(Charts and diagrams as code)
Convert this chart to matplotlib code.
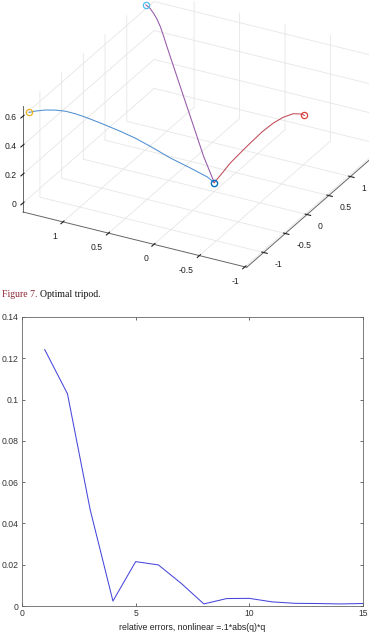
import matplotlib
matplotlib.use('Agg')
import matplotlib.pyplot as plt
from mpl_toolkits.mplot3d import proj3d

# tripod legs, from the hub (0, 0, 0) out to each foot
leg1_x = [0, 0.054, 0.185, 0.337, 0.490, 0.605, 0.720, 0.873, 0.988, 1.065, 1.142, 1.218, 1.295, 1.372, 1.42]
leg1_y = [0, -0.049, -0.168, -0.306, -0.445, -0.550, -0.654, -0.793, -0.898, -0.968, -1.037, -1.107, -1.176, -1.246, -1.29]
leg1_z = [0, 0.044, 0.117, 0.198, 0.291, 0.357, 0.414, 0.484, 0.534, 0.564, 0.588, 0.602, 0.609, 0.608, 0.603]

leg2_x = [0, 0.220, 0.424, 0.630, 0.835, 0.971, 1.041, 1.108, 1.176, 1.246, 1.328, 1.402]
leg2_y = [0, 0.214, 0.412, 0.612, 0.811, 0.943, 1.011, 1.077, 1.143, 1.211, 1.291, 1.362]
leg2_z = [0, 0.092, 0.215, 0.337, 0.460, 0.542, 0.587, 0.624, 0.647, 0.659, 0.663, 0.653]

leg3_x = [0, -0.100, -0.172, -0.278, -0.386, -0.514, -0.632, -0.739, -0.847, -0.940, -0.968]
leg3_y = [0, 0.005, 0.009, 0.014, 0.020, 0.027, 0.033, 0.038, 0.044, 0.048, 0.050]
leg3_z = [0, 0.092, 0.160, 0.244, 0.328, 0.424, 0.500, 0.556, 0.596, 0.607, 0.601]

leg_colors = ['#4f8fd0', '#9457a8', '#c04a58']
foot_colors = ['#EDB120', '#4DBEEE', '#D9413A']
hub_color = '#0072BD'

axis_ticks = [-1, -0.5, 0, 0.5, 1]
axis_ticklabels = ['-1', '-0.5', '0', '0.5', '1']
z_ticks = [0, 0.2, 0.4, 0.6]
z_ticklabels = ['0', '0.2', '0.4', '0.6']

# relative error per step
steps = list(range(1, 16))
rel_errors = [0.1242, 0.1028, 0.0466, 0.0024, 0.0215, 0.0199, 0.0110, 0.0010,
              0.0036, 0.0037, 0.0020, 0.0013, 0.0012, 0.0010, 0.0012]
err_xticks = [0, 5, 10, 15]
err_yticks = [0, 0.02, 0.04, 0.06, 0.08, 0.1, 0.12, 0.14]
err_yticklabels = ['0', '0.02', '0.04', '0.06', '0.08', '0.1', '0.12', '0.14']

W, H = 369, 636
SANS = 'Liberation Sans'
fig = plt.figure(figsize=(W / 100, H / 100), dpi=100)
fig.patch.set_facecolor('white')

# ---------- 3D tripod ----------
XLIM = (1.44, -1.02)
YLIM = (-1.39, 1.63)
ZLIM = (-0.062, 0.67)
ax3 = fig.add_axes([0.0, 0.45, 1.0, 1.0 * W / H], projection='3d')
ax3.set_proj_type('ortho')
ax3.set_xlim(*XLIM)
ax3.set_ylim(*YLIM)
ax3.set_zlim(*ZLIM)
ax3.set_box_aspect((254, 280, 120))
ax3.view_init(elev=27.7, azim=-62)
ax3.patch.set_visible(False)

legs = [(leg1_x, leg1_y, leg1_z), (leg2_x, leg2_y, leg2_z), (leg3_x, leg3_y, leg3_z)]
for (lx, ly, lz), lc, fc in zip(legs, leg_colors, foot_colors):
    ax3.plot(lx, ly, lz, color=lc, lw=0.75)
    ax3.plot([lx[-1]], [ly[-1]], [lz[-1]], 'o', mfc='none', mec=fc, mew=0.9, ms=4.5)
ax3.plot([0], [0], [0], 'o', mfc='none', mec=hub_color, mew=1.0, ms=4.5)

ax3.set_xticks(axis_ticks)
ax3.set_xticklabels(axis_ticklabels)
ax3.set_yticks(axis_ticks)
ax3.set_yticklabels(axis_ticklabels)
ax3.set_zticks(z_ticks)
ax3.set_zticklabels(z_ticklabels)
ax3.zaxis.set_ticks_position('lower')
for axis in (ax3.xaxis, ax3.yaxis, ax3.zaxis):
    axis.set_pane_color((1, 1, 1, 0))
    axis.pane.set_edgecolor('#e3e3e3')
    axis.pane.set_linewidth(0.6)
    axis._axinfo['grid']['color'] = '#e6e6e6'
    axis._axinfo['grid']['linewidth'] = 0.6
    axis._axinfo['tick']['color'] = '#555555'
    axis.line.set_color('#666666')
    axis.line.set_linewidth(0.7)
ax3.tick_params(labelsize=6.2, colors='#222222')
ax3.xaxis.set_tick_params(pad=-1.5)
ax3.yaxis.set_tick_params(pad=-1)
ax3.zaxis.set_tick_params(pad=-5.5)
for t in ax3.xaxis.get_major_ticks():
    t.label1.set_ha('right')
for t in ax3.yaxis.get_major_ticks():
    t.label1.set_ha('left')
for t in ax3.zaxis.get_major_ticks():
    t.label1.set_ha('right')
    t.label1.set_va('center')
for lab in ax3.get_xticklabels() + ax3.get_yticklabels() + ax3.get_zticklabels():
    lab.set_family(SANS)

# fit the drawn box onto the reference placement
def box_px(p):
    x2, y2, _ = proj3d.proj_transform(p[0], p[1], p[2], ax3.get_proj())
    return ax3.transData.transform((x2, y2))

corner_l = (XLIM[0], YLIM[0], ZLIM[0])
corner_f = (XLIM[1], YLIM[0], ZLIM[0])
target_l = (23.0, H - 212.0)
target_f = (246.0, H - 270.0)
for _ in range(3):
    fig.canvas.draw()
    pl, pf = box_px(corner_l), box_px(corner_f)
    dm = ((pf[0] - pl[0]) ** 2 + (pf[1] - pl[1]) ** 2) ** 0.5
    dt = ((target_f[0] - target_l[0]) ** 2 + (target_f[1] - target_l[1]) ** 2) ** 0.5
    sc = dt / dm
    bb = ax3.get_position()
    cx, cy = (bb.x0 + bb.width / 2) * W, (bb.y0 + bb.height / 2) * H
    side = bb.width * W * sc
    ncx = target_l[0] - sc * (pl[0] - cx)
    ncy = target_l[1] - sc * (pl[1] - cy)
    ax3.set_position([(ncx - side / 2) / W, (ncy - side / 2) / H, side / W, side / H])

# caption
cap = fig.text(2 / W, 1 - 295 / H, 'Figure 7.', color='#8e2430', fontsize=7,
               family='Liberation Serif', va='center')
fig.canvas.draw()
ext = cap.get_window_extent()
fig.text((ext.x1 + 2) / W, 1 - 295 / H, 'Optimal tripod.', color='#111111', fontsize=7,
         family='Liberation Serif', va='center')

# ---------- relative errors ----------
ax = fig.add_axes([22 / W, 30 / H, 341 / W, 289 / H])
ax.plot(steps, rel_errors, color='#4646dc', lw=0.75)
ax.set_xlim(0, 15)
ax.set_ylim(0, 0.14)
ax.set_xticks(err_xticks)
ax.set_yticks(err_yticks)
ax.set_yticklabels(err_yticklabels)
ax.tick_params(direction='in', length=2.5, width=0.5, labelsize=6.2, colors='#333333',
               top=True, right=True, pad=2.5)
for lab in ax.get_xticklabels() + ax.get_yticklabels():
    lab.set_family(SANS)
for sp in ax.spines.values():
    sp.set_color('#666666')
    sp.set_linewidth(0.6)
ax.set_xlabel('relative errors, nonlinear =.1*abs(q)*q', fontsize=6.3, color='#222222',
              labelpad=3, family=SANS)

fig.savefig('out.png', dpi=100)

---

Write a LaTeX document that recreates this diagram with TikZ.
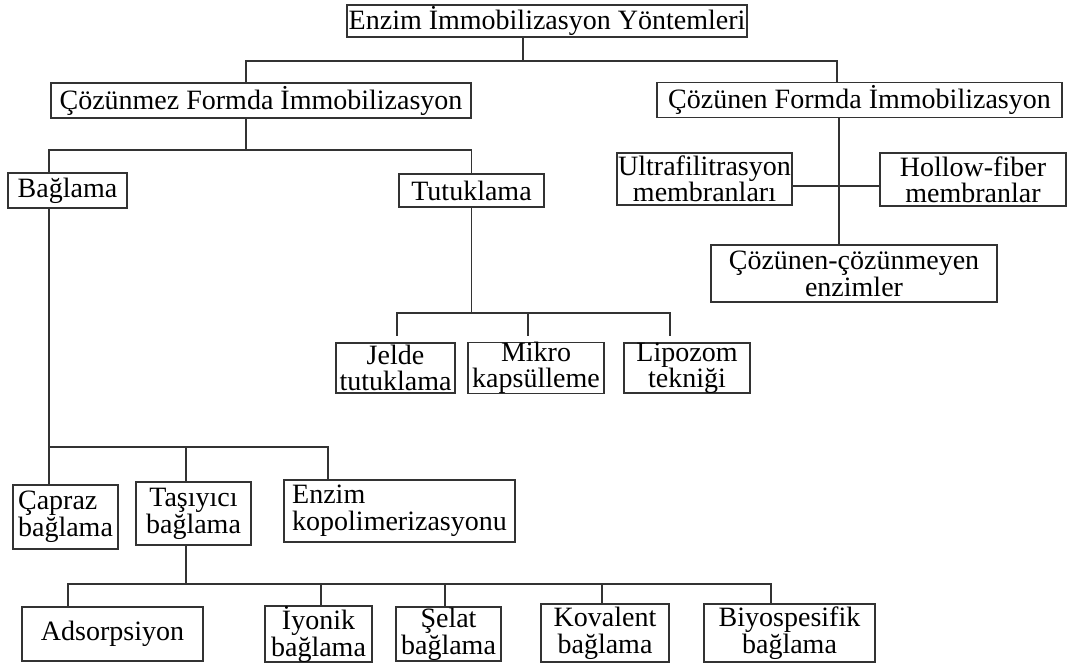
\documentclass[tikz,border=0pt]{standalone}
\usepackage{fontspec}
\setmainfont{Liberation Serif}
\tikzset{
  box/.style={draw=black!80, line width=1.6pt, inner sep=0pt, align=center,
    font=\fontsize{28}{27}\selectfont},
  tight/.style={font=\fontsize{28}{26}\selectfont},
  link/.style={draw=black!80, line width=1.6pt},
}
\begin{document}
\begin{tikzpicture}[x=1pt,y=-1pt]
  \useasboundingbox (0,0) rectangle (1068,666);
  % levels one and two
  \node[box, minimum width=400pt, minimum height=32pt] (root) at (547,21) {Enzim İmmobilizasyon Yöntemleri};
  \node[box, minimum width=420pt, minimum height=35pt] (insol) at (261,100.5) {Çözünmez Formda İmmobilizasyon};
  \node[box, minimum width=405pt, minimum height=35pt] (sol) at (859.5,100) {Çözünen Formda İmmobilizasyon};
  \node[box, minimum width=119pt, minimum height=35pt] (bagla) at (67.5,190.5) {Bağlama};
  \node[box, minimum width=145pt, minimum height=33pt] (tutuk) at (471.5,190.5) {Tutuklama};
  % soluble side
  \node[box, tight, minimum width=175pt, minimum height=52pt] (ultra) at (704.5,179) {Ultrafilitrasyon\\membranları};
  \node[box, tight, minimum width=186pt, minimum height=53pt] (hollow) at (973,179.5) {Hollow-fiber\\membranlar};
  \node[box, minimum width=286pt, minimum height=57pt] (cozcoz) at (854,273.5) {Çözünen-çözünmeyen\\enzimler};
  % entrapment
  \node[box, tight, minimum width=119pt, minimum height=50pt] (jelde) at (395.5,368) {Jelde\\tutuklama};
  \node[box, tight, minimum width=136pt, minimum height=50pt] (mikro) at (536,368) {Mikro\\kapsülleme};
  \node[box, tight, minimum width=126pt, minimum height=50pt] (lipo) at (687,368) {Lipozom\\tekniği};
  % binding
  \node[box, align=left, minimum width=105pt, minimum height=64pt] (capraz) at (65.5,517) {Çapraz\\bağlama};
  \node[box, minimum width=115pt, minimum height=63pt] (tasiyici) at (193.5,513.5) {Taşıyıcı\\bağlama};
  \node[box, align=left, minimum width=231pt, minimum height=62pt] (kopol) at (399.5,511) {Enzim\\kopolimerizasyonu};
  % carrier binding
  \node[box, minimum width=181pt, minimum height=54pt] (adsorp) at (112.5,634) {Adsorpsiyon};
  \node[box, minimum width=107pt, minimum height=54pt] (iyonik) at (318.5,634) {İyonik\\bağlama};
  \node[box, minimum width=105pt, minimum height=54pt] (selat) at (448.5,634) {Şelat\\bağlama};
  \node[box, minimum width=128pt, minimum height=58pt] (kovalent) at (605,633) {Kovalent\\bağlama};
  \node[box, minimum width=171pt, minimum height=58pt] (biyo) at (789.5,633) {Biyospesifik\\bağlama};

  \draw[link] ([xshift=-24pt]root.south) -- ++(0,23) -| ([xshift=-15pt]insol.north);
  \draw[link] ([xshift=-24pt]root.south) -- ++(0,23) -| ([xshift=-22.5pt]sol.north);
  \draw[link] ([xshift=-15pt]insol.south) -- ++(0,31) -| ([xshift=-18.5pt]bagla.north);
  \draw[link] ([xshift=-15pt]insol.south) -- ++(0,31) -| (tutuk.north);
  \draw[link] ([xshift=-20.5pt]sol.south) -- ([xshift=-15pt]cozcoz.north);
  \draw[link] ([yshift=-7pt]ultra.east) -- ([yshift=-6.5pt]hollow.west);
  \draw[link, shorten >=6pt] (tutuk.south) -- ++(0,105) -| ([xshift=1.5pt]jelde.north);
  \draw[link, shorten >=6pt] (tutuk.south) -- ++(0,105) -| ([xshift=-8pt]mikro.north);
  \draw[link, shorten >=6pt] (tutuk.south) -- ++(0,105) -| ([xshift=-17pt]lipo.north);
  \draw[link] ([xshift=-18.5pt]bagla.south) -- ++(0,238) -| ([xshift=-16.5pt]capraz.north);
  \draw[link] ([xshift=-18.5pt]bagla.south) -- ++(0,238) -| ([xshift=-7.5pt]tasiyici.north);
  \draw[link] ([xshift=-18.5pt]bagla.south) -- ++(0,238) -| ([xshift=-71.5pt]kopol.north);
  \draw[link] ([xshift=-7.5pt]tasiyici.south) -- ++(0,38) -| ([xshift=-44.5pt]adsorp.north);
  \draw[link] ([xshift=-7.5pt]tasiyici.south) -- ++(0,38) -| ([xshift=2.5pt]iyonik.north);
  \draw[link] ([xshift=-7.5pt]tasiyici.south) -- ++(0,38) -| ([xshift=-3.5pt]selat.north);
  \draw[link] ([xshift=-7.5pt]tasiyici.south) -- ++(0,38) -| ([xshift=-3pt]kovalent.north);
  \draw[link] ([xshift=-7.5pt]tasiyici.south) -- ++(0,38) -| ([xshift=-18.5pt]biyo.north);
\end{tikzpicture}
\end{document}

> [Written instruction]: Among the entries above, take the lines from the one with "Convert this chart to matplotlib code." through the one with "0.596, 0.607, 0.601]" and retype them exactly, leaving out the pictures.

> [Complete output]:
Convert this chart to matplotlib code.
import matplotlib
matplotlib.use('Agg')
import matplotlib.pyplot as plt
from mpl_toolkits.mplot3d import proj3d

# tripod legs, from the hub (0, 0, 0) out to each foot
leg1_x = [0, 0.054, 0.185, 0.337, 0.490, 0.605, 0.720, 0.873, 0.988, 1.065, 1.142, 1.218, 1.295, 1.372, 1.42]
leg1_y = [0, -0.049, -0.168, -0.306, -0.445, -0.550, -0.654, -0.793, -0.898, -0.968, -1.037, -1.107, -1.176, -1.246, -1.29]
leg1_z = [0, 0.044, 0.117, 0.198, 0.291, 0.357, 0.414, 0.484, 0.534, 0.564, 0.588, 0.602, 0.609, 0.608, 0.603]

leg2_x = [0, 0.220, 0.424, 0.630, 0.835, 0.971, 1.041, 1.108, 1.176, 1.246, 1.328, 1.402]
leg2_y = [0, 0.214, 0.412, 0.612, 0.811, 0.943, 1.011, 1.077, 1.143, 1.211, 1.291, 1.362]
leg2_z = [0, 0.092, 0.215, 0.337, 0.460, 0.542, 0.587, 0.624, 0.647, 0.659, 0.663, 0.653]

leg3_x = [0, -0.100, -0.172, -0.278, -0.386, -0.514, -0.632, -0.739, -0.847, -0.940, -0.968]
leg3_y = [0, 0.005, 0.009, 0.014, 0.020, 0.027, 0.033, 0.038, 0.044, 0.048, 0.050]
leg3_z = [0, 0.092, 0.160, 0.244, 0.328, 0.424, 0.500, 0.556, 0.596, 0.607, 0.601]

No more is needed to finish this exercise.